● **Aim of the task**:
Give again only the lines beginning with the one that contains "Emit a Python" and ending with the one that contains "plt.rcParams['font.family'] = ['Lato', 'DejaVu"; include both of those lines.

● **Given data**:
★ ★ ★ ★ ★
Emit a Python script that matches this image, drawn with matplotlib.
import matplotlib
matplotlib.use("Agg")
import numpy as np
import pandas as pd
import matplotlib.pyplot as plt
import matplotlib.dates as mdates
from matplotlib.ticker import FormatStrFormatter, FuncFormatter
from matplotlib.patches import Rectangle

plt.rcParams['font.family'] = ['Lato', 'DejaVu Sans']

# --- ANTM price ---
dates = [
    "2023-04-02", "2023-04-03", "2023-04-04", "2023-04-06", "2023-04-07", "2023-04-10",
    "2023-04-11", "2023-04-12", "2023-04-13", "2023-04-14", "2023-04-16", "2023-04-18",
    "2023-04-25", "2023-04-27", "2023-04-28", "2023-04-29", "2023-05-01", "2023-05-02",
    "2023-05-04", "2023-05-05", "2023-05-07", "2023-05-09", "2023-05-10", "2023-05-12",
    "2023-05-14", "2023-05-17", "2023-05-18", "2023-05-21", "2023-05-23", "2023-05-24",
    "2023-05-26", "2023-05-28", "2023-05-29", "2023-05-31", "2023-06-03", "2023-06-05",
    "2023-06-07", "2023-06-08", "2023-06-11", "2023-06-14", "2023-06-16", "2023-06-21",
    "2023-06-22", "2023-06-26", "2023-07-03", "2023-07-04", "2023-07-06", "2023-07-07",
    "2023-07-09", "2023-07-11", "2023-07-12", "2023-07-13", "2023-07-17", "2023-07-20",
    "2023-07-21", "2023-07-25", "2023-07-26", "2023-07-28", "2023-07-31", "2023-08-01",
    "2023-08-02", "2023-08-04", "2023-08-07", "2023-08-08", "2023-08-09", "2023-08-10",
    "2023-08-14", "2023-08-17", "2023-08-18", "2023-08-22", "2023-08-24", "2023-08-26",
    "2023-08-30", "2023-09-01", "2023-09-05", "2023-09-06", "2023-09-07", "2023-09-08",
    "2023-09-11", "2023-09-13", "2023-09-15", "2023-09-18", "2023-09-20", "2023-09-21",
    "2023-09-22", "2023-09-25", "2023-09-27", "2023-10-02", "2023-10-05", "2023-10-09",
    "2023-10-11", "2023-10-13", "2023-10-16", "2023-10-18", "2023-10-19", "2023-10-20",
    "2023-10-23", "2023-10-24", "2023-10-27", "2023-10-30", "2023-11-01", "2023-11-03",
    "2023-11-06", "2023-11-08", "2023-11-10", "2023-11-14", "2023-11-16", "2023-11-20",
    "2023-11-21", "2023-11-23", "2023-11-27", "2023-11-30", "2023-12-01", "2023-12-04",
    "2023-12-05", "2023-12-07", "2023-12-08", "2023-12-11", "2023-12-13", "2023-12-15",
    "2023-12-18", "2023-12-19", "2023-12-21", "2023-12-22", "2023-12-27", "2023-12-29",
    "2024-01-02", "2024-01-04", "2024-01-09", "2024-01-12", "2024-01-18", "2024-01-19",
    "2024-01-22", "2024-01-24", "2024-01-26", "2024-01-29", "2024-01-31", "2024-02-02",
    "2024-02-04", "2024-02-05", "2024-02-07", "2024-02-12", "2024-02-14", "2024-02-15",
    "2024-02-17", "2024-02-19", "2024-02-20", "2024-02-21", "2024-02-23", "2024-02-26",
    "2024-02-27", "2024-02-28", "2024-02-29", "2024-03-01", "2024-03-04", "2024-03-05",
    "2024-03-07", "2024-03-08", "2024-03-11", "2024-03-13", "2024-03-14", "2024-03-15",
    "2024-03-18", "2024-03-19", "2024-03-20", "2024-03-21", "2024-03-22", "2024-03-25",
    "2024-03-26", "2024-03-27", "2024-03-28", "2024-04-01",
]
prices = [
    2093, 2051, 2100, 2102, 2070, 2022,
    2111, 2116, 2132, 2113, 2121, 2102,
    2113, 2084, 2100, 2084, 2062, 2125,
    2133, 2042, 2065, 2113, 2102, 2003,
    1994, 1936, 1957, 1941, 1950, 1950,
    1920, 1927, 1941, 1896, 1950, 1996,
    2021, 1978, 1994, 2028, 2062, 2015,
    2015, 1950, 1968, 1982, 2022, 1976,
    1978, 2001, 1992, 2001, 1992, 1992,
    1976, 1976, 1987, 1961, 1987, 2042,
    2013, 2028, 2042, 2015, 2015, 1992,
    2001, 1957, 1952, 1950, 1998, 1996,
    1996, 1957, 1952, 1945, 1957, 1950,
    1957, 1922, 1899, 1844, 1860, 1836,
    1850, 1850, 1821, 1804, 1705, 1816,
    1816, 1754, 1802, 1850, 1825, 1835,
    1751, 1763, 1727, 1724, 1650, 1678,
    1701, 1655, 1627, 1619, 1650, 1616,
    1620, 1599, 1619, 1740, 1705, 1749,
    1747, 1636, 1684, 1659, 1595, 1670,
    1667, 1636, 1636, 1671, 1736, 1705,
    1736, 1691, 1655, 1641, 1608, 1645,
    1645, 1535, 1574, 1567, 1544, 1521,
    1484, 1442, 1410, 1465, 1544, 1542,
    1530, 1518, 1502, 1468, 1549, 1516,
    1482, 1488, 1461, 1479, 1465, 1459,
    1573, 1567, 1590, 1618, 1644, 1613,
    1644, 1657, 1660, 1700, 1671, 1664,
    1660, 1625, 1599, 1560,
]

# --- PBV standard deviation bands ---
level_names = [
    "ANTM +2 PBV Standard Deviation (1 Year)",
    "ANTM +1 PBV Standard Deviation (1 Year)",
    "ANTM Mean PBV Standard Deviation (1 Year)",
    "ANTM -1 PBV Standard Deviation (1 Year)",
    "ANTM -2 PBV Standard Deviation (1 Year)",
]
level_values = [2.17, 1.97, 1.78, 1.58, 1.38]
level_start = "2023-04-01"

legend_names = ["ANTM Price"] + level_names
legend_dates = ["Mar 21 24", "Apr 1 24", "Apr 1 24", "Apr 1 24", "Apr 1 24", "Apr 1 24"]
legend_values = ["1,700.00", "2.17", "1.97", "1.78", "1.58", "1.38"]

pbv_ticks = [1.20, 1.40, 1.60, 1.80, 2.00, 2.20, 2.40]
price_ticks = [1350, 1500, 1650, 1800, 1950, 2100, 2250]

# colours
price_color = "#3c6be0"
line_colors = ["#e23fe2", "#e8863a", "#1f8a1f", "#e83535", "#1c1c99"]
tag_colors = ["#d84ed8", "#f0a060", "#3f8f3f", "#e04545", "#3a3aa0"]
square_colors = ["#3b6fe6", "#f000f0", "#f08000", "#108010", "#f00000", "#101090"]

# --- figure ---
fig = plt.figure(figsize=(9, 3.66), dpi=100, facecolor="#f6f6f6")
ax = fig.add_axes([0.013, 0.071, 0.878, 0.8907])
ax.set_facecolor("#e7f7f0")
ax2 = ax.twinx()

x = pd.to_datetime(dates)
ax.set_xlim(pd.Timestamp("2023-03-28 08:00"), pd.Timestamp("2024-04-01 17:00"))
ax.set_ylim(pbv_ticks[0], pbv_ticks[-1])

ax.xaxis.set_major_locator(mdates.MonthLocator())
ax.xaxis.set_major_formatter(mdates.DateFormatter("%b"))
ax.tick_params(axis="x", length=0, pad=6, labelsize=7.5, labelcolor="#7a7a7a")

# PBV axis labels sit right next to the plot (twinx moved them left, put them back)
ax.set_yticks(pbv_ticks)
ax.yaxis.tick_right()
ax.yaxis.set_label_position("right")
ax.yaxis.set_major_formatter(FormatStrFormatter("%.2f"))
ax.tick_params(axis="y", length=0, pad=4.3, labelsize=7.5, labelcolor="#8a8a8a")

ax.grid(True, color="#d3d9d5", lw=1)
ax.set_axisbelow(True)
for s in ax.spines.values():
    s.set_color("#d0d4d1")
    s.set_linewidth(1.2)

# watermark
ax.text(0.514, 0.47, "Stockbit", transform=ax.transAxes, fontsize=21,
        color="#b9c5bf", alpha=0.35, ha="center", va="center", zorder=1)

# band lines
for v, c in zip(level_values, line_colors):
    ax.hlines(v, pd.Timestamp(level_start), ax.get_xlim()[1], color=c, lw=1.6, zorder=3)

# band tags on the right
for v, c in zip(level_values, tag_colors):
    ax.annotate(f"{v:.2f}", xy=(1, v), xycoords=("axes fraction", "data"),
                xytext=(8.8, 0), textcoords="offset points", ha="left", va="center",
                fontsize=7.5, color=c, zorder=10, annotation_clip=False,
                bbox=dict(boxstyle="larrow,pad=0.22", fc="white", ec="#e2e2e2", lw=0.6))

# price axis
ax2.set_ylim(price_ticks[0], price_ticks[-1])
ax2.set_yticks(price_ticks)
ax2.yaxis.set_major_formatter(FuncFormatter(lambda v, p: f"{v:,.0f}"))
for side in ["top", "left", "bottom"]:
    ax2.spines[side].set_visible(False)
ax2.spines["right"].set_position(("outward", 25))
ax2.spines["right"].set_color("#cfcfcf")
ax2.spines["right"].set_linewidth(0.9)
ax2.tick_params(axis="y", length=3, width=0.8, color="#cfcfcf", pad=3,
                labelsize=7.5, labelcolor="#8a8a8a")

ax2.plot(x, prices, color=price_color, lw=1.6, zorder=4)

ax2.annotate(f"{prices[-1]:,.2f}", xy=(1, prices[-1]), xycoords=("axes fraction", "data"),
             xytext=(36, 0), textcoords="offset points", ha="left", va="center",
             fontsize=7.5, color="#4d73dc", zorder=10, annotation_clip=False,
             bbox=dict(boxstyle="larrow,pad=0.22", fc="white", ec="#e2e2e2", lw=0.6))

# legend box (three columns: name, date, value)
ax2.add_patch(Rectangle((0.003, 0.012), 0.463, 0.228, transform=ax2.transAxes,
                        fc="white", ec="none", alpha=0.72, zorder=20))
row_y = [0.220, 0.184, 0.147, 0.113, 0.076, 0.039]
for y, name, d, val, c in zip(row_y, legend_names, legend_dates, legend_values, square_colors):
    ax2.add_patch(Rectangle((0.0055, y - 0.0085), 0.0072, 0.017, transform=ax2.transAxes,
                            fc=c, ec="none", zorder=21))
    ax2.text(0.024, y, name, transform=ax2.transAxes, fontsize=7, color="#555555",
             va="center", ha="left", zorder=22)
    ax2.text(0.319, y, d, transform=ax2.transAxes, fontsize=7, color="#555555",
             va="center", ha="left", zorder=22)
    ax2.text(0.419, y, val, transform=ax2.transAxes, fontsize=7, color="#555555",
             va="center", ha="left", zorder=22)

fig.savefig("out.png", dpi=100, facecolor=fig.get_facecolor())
★ ★ ★ ★ ★
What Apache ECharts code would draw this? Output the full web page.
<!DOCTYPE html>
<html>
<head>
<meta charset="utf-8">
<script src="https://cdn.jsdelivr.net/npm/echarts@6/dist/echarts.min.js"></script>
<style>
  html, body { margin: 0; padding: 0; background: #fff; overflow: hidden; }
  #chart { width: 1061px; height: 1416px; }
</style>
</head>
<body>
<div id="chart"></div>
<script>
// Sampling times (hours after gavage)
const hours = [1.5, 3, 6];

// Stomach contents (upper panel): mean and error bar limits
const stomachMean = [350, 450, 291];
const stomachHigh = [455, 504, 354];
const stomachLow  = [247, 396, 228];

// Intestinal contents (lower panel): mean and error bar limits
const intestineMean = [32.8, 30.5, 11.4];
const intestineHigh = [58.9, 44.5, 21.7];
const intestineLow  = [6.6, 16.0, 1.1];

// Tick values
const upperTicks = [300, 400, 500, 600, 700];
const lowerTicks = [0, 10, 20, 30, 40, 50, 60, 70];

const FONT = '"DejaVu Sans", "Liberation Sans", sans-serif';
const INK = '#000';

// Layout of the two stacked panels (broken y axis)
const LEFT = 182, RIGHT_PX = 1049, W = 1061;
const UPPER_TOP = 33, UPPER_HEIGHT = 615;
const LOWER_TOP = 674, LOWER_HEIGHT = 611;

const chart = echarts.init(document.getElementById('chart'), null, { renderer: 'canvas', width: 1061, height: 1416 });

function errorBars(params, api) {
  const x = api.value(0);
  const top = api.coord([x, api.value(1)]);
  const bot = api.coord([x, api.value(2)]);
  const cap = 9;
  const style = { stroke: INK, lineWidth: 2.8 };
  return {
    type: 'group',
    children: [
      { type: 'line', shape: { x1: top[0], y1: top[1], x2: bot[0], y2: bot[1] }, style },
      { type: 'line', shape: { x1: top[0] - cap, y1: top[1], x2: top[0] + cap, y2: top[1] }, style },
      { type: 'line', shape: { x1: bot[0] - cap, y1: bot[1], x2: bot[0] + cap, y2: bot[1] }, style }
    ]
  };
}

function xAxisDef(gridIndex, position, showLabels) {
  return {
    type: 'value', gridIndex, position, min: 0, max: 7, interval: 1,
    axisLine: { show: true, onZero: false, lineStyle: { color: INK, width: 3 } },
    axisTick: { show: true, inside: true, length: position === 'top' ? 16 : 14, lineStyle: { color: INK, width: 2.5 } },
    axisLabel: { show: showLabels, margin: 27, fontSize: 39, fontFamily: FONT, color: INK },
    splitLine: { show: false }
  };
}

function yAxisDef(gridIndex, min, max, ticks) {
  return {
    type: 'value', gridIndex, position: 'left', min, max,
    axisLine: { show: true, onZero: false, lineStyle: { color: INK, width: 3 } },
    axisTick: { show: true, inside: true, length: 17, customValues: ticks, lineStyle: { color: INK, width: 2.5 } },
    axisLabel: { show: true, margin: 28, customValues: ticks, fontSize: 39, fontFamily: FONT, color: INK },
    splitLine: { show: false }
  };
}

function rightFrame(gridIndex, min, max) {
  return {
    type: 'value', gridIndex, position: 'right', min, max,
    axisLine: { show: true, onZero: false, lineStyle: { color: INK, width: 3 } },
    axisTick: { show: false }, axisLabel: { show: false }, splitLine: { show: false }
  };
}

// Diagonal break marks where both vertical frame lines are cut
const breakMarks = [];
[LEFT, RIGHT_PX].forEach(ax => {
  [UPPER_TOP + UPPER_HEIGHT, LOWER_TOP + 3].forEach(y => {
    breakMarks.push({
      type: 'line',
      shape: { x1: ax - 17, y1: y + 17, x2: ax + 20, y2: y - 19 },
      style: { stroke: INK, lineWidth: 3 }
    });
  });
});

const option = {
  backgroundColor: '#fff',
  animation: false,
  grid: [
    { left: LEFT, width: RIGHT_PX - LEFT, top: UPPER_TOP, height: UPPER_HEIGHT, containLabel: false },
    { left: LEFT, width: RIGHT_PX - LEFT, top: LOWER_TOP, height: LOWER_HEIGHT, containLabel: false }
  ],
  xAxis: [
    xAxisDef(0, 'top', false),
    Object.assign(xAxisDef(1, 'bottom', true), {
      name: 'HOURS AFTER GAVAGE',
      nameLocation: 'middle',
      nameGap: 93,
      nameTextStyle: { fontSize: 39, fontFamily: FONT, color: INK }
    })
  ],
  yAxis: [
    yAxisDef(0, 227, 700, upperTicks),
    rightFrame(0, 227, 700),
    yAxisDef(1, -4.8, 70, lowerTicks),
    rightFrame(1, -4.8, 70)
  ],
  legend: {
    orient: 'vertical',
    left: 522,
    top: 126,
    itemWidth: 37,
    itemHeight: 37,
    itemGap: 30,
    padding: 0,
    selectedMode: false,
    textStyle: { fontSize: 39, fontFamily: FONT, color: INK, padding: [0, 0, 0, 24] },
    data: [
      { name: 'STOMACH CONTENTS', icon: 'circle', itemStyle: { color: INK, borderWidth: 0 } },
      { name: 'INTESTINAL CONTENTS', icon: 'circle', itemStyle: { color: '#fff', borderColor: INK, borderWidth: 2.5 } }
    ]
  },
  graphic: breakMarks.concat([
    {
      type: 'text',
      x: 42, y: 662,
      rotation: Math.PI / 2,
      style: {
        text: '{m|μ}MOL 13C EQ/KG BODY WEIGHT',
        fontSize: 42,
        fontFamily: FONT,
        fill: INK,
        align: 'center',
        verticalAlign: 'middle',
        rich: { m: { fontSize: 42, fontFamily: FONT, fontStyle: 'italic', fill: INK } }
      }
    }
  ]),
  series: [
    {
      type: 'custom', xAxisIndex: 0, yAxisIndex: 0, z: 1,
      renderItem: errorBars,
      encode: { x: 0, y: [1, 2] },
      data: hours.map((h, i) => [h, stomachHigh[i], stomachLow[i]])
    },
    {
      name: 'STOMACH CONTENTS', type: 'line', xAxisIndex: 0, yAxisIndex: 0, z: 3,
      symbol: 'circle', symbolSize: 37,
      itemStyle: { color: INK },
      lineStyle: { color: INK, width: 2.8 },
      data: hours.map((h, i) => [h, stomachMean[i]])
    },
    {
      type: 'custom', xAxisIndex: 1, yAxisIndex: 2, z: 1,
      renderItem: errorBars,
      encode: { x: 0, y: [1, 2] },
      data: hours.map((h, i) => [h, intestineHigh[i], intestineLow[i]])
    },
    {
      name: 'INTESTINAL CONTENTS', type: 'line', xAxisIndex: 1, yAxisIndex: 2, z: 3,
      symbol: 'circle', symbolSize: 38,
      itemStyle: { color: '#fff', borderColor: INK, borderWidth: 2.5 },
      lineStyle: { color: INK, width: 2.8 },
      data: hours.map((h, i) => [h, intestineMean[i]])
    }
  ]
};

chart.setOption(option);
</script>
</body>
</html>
★ ★ ★ ★ ★
● **Correct result**:
Emit a Python script that matches this image, drawn with matplotlib.
import matplotlib
matplotlib.use("Agg")
import numpy as np
import pandas as pd
import matplotlib.pyplot as plt
import matplotlib.dates as mdates
from matplotlib.ticker import FormatStrFormatter, FuncFormatter
from matplotlib.patches import Rectangle

plt.rcParams['font.family'] = ['Lato', 'DejaVu Sans']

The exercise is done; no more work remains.